**Plotting code records**
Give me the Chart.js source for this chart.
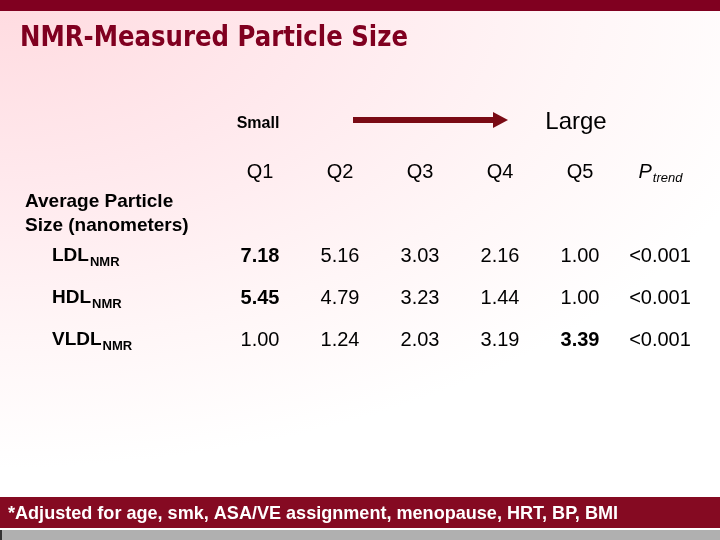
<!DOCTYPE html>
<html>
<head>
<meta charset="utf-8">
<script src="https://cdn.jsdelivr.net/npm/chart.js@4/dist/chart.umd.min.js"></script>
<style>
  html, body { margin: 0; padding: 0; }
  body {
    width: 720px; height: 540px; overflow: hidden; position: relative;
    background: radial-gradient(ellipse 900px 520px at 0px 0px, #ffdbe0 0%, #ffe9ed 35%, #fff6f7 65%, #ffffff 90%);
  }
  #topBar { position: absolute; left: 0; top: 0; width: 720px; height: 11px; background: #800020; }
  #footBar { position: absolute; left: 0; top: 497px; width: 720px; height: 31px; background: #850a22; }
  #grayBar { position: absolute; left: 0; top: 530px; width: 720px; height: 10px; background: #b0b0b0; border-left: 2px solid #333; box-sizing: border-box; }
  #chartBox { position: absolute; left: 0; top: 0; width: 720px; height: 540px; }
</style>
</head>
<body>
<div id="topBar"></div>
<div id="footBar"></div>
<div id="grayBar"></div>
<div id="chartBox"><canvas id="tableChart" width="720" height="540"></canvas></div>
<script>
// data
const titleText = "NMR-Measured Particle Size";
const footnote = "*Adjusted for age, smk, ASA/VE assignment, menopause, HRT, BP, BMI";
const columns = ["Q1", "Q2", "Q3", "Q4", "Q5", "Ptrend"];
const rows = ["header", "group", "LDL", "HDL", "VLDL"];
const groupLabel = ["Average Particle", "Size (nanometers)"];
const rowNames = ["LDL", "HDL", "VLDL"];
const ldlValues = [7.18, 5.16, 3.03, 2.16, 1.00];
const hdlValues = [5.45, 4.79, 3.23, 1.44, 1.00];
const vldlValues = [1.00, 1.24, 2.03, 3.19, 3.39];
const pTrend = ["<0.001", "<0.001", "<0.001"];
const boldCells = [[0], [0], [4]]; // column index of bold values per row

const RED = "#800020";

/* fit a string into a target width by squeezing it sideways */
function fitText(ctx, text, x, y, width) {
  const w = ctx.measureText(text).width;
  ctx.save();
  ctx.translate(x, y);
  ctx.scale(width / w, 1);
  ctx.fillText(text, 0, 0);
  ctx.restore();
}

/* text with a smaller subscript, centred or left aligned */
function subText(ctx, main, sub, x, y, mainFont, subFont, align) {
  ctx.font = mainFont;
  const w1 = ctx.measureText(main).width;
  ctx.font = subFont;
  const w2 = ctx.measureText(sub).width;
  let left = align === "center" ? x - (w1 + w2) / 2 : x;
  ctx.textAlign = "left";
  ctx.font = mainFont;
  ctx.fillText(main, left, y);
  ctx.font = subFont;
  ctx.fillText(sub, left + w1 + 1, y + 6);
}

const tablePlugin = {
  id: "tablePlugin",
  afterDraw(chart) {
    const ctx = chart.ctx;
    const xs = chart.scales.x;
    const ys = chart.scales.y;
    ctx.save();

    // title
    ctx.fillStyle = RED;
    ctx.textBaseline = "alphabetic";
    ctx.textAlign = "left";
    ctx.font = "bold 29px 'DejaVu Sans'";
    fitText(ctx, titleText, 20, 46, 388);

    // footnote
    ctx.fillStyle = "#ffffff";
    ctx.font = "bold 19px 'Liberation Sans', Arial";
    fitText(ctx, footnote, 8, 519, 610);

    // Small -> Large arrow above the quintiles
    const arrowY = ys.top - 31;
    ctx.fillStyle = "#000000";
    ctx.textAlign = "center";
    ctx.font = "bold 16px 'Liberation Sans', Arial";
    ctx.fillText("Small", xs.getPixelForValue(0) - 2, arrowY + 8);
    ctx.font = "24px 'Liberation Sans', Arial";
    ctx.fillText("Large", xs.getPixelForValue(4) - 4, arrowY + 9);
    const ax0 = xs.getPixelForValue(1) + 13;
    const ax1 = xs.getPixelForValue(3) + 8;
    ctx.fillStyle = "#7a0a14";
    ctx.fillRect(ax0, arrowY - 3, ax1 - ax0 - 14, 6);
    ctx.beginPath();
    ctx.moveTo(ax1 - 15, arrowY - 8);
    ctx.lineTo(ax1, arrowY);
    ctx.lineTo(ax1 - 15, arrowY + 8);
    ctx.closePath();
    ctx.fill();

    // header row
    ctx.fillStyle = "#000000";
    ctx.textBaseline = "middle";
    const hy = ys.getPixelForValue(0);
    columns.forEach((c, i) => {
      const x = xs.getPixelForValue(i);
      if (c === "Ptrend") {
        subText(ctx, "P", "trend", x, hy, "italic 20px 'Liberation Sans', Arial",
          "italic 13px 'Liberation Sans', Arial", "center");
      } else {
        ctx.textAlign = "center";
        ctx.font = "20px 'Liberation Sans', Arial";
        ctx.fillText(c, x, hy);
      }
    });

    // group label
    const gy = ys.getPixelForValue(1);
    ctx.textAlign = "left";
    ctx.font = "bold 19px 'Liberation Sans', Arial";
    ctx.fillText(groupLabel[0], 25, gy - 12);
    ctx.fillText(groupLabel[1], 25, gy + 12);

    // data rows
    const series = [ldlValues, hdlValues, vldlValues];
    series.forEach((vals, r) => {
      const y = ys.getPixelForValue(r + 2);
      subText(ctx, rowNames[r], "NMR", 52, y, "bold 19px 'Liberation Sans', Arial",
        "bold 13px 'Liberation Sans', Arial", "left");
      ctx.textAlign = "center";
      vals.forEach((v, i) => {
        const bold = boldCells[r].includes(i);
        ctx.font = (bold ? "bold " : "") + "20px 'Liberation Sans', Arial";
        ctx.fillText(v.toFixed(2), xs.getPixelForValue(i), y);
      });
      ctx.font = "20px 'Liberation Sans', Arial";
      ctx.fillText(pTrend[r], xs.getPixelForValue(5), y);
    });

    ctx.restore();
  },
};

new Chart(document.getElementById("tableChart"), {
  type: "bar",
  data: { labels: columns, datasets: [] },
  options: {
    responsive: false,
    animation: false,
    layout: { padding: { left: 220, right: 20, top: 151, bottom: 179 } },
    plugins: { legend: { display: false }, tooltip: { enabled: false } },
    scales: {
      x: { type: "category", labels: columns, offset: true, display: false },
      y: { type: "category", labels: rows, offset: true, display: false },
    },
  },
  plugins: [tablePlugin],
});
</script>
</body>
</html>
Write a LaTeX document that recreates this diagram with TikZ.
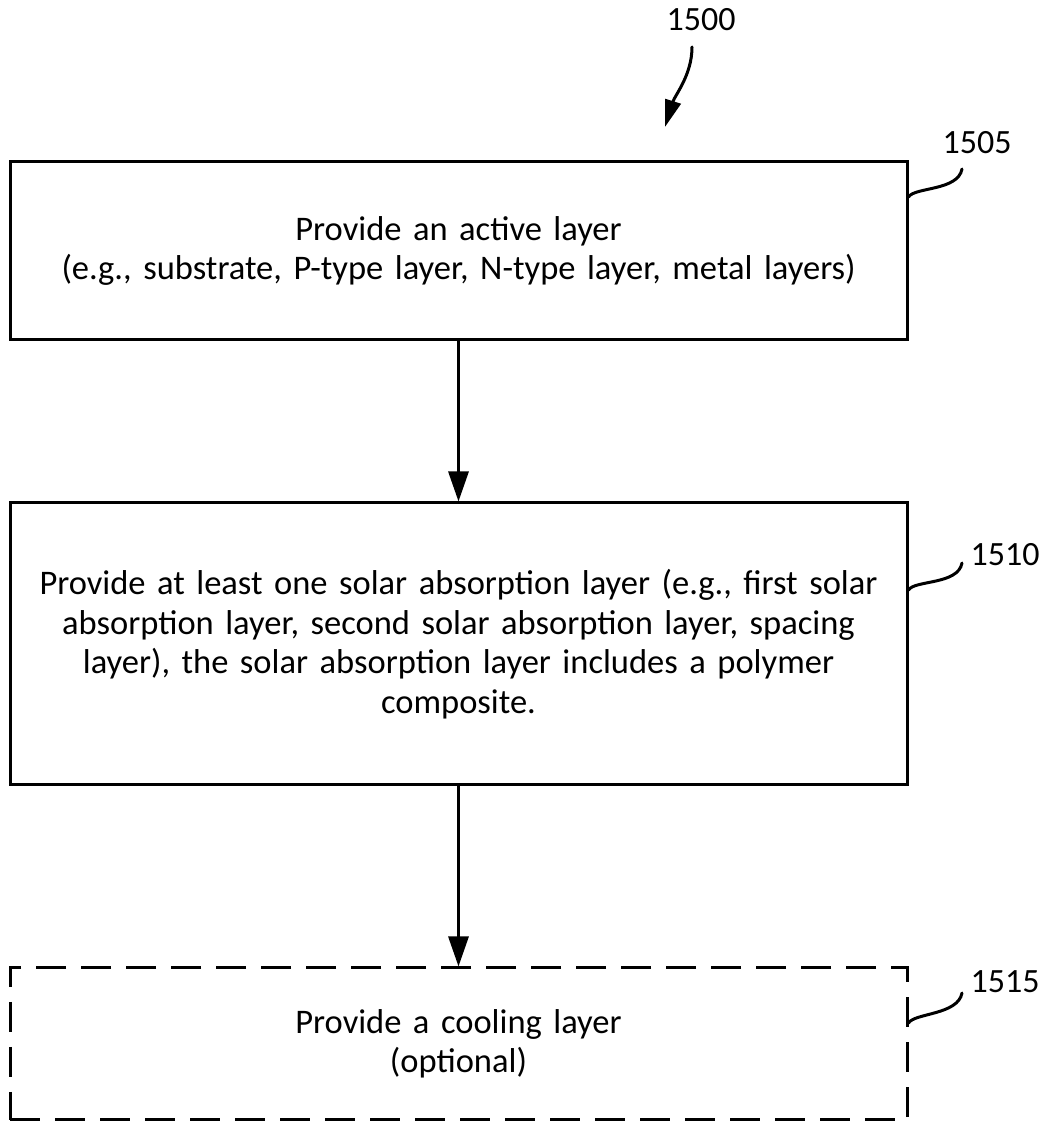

**PROBLEM TO WORK ON**
Make an exact copy of the whole listing, but don't bring over any pictures.

**SOLUTION TO THIS EXERCISE**
Give me the Chart.js source for this chart.
<!DOCTYPE html>
<html>
<head>
<meta charset="utf-8">
<script src="https://cdn.jsdelivr.net/npm/chart.js@4/dist/chart.umd.min.js"></script>
<style>
  html, body { margin: 0; padding: 0; }
  body {
    width: 720px; height: 540px; overflow: hidden; position: relative;
    background: radial-gradient(ellipse 900px 520px at 0px 0px, #ffdbe0 0%, #ffe9ed 35%, #fff6f7 65%, #ffffff 90%);
  }
  #topBar { position: absolute; left: 0; top: 0; width: 720px; height: 11px; background: #800020; }
  #footBar { position: absolute; left: 0; top: 497px; width: 720px; height: 31px; background: #850a22; }
  #grayBar { position: absolute; left: 0; top: 530px; width: 720px; height: 10px; background: #b0b0b0; border-left: 2px solid #333; box-sizing: border-box; }
  #chartBox { position: absolute; left: 0; top: 0; width: 720px; height: 540px; }
</style>
</head>
<body>
<div id="topBar"></div>
<div id="footBar"></div>
<div id="grayBar"></div>
<div id="chartBox"><canvas id="tableChart" width="720" height="540"></canvas></div>
<script>
// data
const titleText = "NMR-Measured Particle Size";
const footnote = "*Adjusted for age, smk, ASA/VE assignment, menopause, HRT, BP, BMI";
const columns = ["Q1", "Q2", "Q3", "Q4", "Q5", "Ptrend"];
const rows = ["header", "group", "LDL", "HDL", "VLDL"];
const groupLabel = ["Average Particle", "Size (nanometers)"];
const rowNames = ["LDL", "HDL", "VLDL"];
const ldlValues = [7.18, 5.16, 3.03, 2.16, 1.00];
const hdlValues = [5.45, 4.79, 3.23, 1.44, 1.00];
const vldlValues = [1.00, 1.24, 2.03, 3.19, 3.39];
const pTrend = ["<0.001", "<0.001", "<0.001"];
const boldCells = [[0], [0], [4]]; // column index of bold values per row

const RED = "#800020";

/* fit a string into a target width by squeezing it sideways */
function fitText(ctx, text, x, y, width) {
  const w = ctx.measureText(text).width;
  ctx.save();
  ctx.translate(x, y);
  ctx.scale(width / w, 1);
  ctx.fillText(text, 0, 0);
  ctx.restore();
}

/* text with a smaller subscript, centred or left aligned */
function subText(ctx, main, sub, x, y, mainFont, subFont, align) {
  ctx.font = mainFont;
  const w1 = ctx.measureText(main).width;
  ctx.font = subFont;
  const w2 = ctx.measureText(sub).width;
  let left = align === "center" ? x - (w1 + w2) / 2 : x;
  ctx.textAlign = "left";
  ctx.font = mainFont;
  ctx.fillText(main, left, y);
  ctx.font = subFont;
  ctx.fillText(sub, left + w1 + 1, y + 6);
}

const tablePlugin = {
  id: "tablePlugin",
  afterDraw(chart) {
    const ctx = chart.ctx;
    const xs = chart.scales.x;
    const ys = chart.scales.y;
    ctx.save();

    // title
    ctx.fillStyle = RED;
    ctx.textBaseline = "alphabetic";
    ctx.textAlign = "left";
    ctx.font = "bold 29px 'DejaVu Sans'";
    fitText(ctx, titleText, 20, 46, 388);

    // footnote
    ctx.fillStyle = "#ffffff";
    ctx.font = "bold 19px 'Liberation Sans', Arial";
    fitText(ctx, footnote, 8, 519, 610);

    // Small -> Large arrow above the quintiles
    const arrowY = ys.top - 31;
    ctx.fillStyle = "#000000";
    ctx.textAlign = "center";
    ctx.font = "bold 16px 'Liberation Sans', Arial";
    ctx.fillText("Small", xs.getPixelForValue(0) - 2, arrowY + 8);
    ctx.font = "24px 'Liberation Sans', Arial";
    ctx.fillText("Large", xs.getPixelForValue(4) - 4, arrowY + 9);
    const ax0 = xs.getPixelForValue(1) + 13;
    const ax1 = xs.getPixelForValue(3) + 8;
    ctx.fillStyle = "#7a0a14";
    ctx.fillRect(ax0, arrowY - 3, ax1 - ax0 - 14, 6);
    ctx.beginPath();
    ctx.moveTo(ax1 - 15, arrowY - 8);
    ctx.lineTo(ax1, arrowY);
    ctx.lineTo(ax1 - 15, arrowY + 8);
    ctx.closePath();
    ctx.fill();

    // header row
    ctx.fillStyle = "#000000";
    ctx.textBaseline = "middle";
    const hy = ys.getPixelForValue(0);
    columns.forEach((c, i) => {
      const x = xs.getPixelForValue(i);
      if (c === "Ptrend") {
        subText(ctx, "P", "trend", x, hy, "italic 20px 'Liberation Sans', Arial",
          "italic 13px 'Liberation Sans', Arial", "center");
      } else {
        ctx.textAlign = "center";
        ctx.font = "20px 'Liberation Sans', Arial";
        ctx.fillText(c, x, hy);
      }
    });

    // group label
    const gy = ys.getPixelForValue(1);
    ctx.textAlign = "left";
    ctx.font = "bold 19px 'Liberation Sans', Arial";
    ctx.fillText(groupLabel[0], 25, gy - 12);
    ctx.fillText(groupLabel[1], 25, gy + 12);

    // data rows
    const series = [ldlValues, hdlValues, vldlValues];
    series.forEach((vals, r) => {
      const y = ys.getPixelForValue(r + 2);
      subText(ctx, rowNames[r], "NMR", 52, y, "bold 19px 'Liberation Sans', Arial",
        "bold 13px 'Liberation Sans', Arial", "left");
      ctx.textAlign = "center";
      vals.forEach((v, i) => {
        const bold = boldCells[r].includes(i);
        ctx.font = (bold ? "bold " : "") + "20px 'Liberation Sans', Arial";
        ctx.fillText(v.toFixed(2), xs.getPixelForValue(i), y);
      });
      ctx.font = "20px 'Liberation Sans', Arial";
      ctx.fillText(pTrend[r], xs.getPixelForValue(5), y);
    });

    ctx.restore();
  },
};

new Chart(document.getElementById("tableChart"), {
  type: "bar",
  data: { labels: columns, datasets: [] },
  options: {
    responsive: false,
    animation: false,
    layout: { padding: { left: 220, right: 20, top: 151, bottom: 179 } },
    plugins: { legend: { display: false }, tooltip: { enabled: false } },
    scales: {
      x: { type: "category", labels: columns, offset: true, display: false },
      y: { type: "category", labels: rows, offset: true, display: false },
    },
  },
  plugins: [tablePlugin],
});
</script>
</body>
</html>
Write a LaTeX document that recreates this diagram with TikZ.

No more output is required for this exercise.